Machine learning used to be part of that same do-it-yourself culture. You could explore ideas in notebooks and learn by doing. Now the distance between what an independent engineer can achieve and what a well-funded lab can do has turned into a canyon.
A front-end developer can still build something that goes viral.
A backend engineer can still design smart systems with limited resources.
A DevOps engineer can still prove their skill by building reliable systems from scratch.
But a solo AI engineer? Without serious compute, you’re boxed out of the frontier.
It’s not about intelligence or effort. It’s about the field itself shifting from code to capital. AI has become the first major area of software engineering where the tools of creation are priced like industrial equipment.
And that’s a turning point for tech as a whole. The garage-style innovation that built Silicon Valley doesn’t fit easily in a world where progress depends on who can afford the next GPU cluster.

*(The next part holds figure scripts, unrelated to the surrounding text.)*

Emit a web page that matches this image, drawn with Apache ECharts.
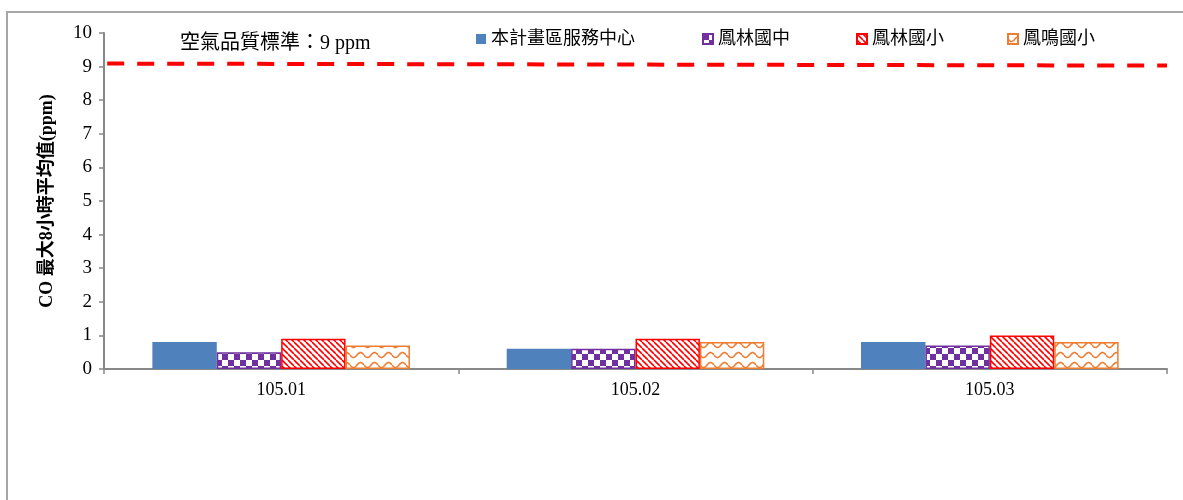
<!DOCTYPE html>
<html>
<head>
<meta charset="utf-8">
<script src="https://cdn.jsdelivr.net/npm/echarts@6/dist/echarts.min.js"></script>
<style>
html,body{margin:0;padding:0;background:#fff;}
#chart{width:1183px;height:500px;}
</style>
</head>
<body>
<div id="chart"></div>
<script>
// ---- data ----
const categories = ['105.01', '105.02', '105.03'];
const seriesNames = ['本計畫區服務中心', '鳳林國中', '鳳林國小', '鳳鳴國小'];
const valsCenter = [0.8, 0.6, 0.8];
const valsFLJH = [0.5, 0.6, 0.7];
const valsFLES = [0.9, 0.9, 1.0];
const valsFMES = [0.7, 0.8, 0.8];
const standardLine = [[0.003, 9.09], [1, 9.03]];
const standardLabel = '空氣品質標準：9 ppm';
const yAxisName = 'CO 最大8小時平均值(ppm)';

// ---- patterns ----
function makeCanvas(w, h, draw) {
  const c = document.createElement('canvas');
  c.width = w; c.height = h;
  const ctx = c.getContext('2d');
  draw(ctx, w, h);
  return c;
}
const purple = '#7030A0';
const red = '#FF0000';
const orange = '#ED7D31';
const checker = makeCanvas(12, 12, (ctx) => {
  ctx.fillStyle = '#fff'; ctx.fillRect(0, 0, 12, 12);
  ctx.fillStyle = purple;
  ctx.fillRect(0, 0, 6, 6); ctx.fillRect(6, 6, 6, 6);
});
const stripes = makeCanvas(6, 6, (ctx) => {
  ctx.fillStyle = '#fff'; ctx.fillRect(0, 0, 6, 6);
  ctx.strokeStyle = red; ctx.lineWidth = 1.6;
  ctx.beginPath();
  for (let k = -6; k <= 12; k += 6) { ctx.moveTo(k, 0); ctx.lineTo(k + 6, 6); }
  ctx.stroke();
});
const waves = makeCanvas(14, 10, (ctx) => {
  ctx.fillStyle = '#fff'; ctx.fillRect(0, 0, 14, 10);
  ctx.strokeStyle = orange; ctx.lineWidth = 1.6;
  ctx.beginPath();
  for (let x = 0; x <= 14; x += 0.5) {
    const y = 5 + 2.5 * Math.sin(x / 14 * Math.PI * 2);
    if (x === 0) ctx.moveTo(x, y); else ctx.lineTo(x, y);
  }
  ctx.stroke();
});

const serif = "'Liberation Serif', 'Noto Sans CJK TC', serif";
const chart = echarts.init(document.getElementById('chart'), null, {renderer: 'canvas'});

function legendAt(left, name) {
  return {
    left: left, top: 30, padding: 0, data: [name], icon: 'rect', itemWidth: 10, itemHeight: 10,
    itemGap: 0, textStyle: {fontFamily: serif, fontSize: 18, color: '#000'},
    selectedMode: false
  };
}

const barBase = {type: 'bar', barGap: '0%', barCategoryGap: '27.3%', xAxisIndex: 0, yAxisIndex: 0};

chart.setOption({
  animation: false,
  backgroundColor: '#fff',
  grid: {left: 104, right: 16, top: 33, bottom: 131, containLabel: false},
  legend: [
    legendAt(476, seriesNames[0]),
    legendAt(702, seriesNames[1]),
    legendAt(856, seriesNames[2]),
    legendAt(1007, seriesNames[3])
  ],
  xAxis: [
    {
      type: 'category', data: categories,
      axisLine: {lineStyle: {color: '#888', width: 2}},
      axisTick: {show: true, length: 5, lineStyle: {color: '#888', width: 1.5}},
      axisLabel: {color: '#000', fontFamily: serif, fontSize: 18, margin: 12}
    },
    {type: 'value', min: 0, max: 1, show: false}
  ],
  yAxis: {
    type: 'value', min: 0, max: 10, interval: 1,
    name: yAxisName, nameLocation: 'middle', nameGap: 48, nameRotate: 90,
    nameTextStyle: {fontFamily: serif, fontSize: 18, fontWeight: 'bold', color: '#000'},
    axisLine: {show: true, lineStyle: {color: '#888', width: 2}},
    axisTick: {show: true, length: 5, lineStyle: {color: '#888', width: 1.5}},
    axisLabel: {color: '#000', fontFamily: serif, fontSize: 19, margin: 12},
    splitLine: {show: false}
  },
  graphic: [
    {type: 'rect', shape: {x: 7, y: 12, width: 1300, height: 600}, style: {fill: 'none', stroke: '#a6a6a6', lineWidth: 2}, silent: true, z: -10},
    {type: 'text', left: 180, top: 34, style: {text: standardLabel, font: "20px 'Liberation Serif', 'Noto Sans CJK TC'", fill: '#000'}}
  ],
  series: [
    Object.assign({}, barBase, {name: seriesNames[0], data: valsCenter, itemStyle: {color: '#4F81BD'}}),
    Object.assign({}, barBase, {name: seriesNames[1], data: valsFLJH, itemStyle: {color: {image: checker, repeat: 'repeat'}, borderColor: purple, borderWidth: 1.5}}),
    Object.assign({}, barBase, {name: seriesNames[2], data: valsFLES, itemStyle: {color: {image: stripes, repeat: 'repeat'}, borderColor: red, borderWidth: 1.5}}),
    Object.assign({}, barBase, {name: seriesNames[3], data: valsFMES, itemStyle: {color: {image: waves, repeat: 'repeat'}, borderColor: orange, borderWidth: 1.5}}),
    {
      type: 'line', name: 'std', xAxisIndex: 1, yAxisIndex: 0, data: standardLine,
      symbol: 'none', z: 5,
      lineStyle: {color: red, width: 4, type: [17, 13]}
    }
  ]
});
</script>
</body>
</html>
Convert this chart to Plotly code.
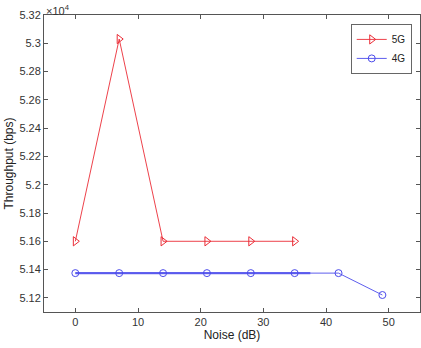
import plotly.graph_objects as go

noise_5g = [0, 7, 14, 21, 28, 35]
thr_5g = [51600, 53030, 51600, 51600, 51600, 51600]
noise_4g = [0, 7, 14, 21, 28, 35, 42, 49]
thr_4g = [51375, 51375, 51375, 51375, 51375, 51375, 51375, 51220]
noise_4g_band = [0, 37.5]
thr_4g_band = [51375, 51375]

scale = 1e4
x_ticks = [0, 10, 20, 30, 40, 50]
y_ticks = [5.12, 5.14, 5.16, 5.18, 5.2, 5.22, 5.24, 5.26, 5.28, 5.3, 5.32]
y_tick_labels = ["5.12", "5.14", "5.16", "5.18", "5.2", "5.22", "5.24", "5.26", "5.28", "5.3", "5.32"]

red = "rgb(235,45,55)"
blue = "rgb(75,75,235)"
FONT = "Liberation Sans, Arial, sans-serif"

fig = go.Figure()
fig.add_trace(go.Scatter(
    x=noise_4g_band, y=[v / scale for v in thr_4g_band], mode="lines",
    line=dict(color="rgb(110,110,240)", width=2.2), showlegend=False, hoverinfo="skip"))
fig.add_trace(go.Scatter(
    x=noise_5g, y=[v / scale for v in thr_5g], mode="lines+markers", name="5G",
    line=dict(color=red, width=0.9),
    marker=dict(symbol="triangle-right-open", size=8, color=red, line=dict(width=1))))
fig.add_trace(go.Scatter(
    x=noise_4g, y=[v / scale for v in thr_4g], mode="lines+markers", name="4G",
    line=dict(color=blue, width=0.9),
    marker=dict(symbol="circle-open", size=7, color=blue, line=dict(width=1))))

axis_common = dict(
    showline=True, linecolor="#555555", linewidth=1, mirror="allticks",
    ticks="inside", ticklen=4, tickcolor="#555555", showgrid=False, zeroline=False,
    automargin=False,
    tickfont=dict(family=FONT, size=11, color="#333333"),
)

fig.update_layout(
    width=421, height=348,
    margin=dict(l=44, r=1, t=15, b=36),
    paper_bgcolor="white", plot_bgcolor="white",
    font=dict(family=FONT, size=11, color="#333333"),
    xaxis=dict(range=[-5, 55], tickvals=x_ticks,
               title=dict(text="Noise (dB)", font=dict(size=12, color="#222222"), standoff=3),
               **axis_common),
    yaxis=dict(range=[5.11, 5.32], tickvals=y_ticks, ticktext=y_tick_labels,
               title=dict(text="Throughput (bps)", font=dict(size=12, color="#222222"), standoff=3),
               **axis_common),
    legend=dict(x=0.978, y=0.97, xanchor="right", yanchor="top",
                bgcolor="white", bordercolor="#666666", borderwidth=1,
                font=dict(size=10, color="#222222"), tracegroupgap=0,
                itemwidth=30),
    showlegend=True,
    annotations=[dict(text="×10<sup>4</sup>", x=0, y=1, xref="paper", yref="paper",
                      xanchor="left", yanchor="bottom", showarrow=False,
                      font=dict(size=11, color="#333333"), yshift=-4)],
)

fig.write_html("out.html", config={"displayModeBar": False},
               post_script="document.body.style.margin='0';")
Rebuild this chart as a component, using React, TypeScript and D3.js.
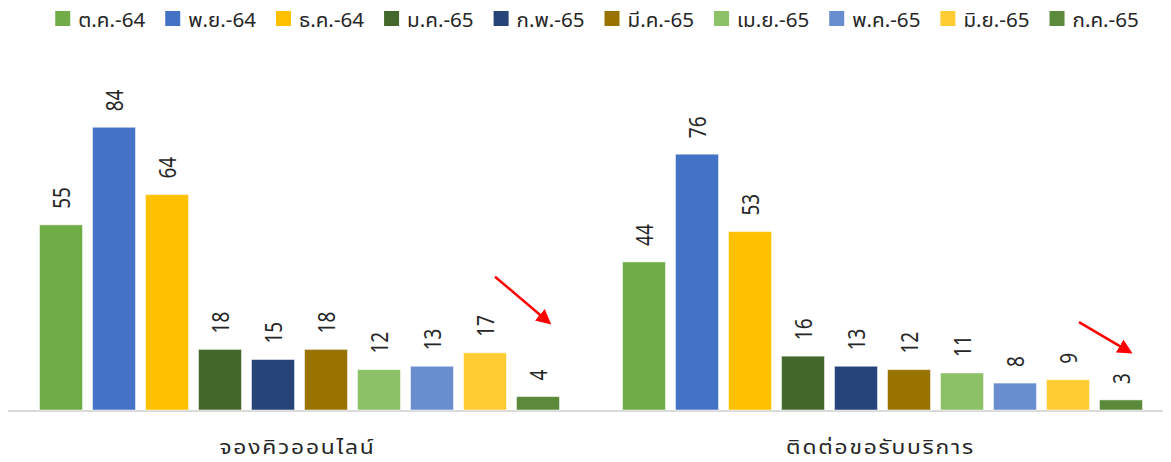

The Only Field Where Progress Scales with Money
Most tech fields still let you grow with skill.
A DevOps engineer can automate cloud systems on a laptop.
A security researcher can hack simulated networks for free.
A web developer can launch something real on a free-tier host.
In those fields, curiosity still counts more than capital.
AI flipped that.
In this world, progress scales directly with money. The more GPUs you have, the smarter your model gets. The more data you buy, the better your results. The faster your cluster, the further ahead you pull.
That’s what makes AI feel different from the rest of tech. It’s not just an engineering discipline anymore, it’s a resource economy.
It’s the only field where being “great” has a price tag.
Redefining “Great”
Maybe that’s what greatness means now. Not building the biggest model, but doing something meaningful with what you have.
Maybe the new mark of a great AI engineer isn’t scale, it’s efficiency. Cleverness per FLOP. The ability to make something powerful without needing a data center.
Projects like nanochat hint at that shift, an attempt to make the field hackable again, understandable again, and maybe even fun again.
Because when you strip away the hype and the compute, that’s what drew most of us here in the first place. Curiosity.
The Real Question
So, can you be a great AI engineer without a million dollars?
By the current definition, probably not.
But maybe that definition is broken.
Maybe being great isn’t about scale or resources anymore. Maybe it’s about creativity, efficiency, and the courage to build anyway.
Because someone has to make intelligence and innovation itself, affordable again. It might as well be any of us.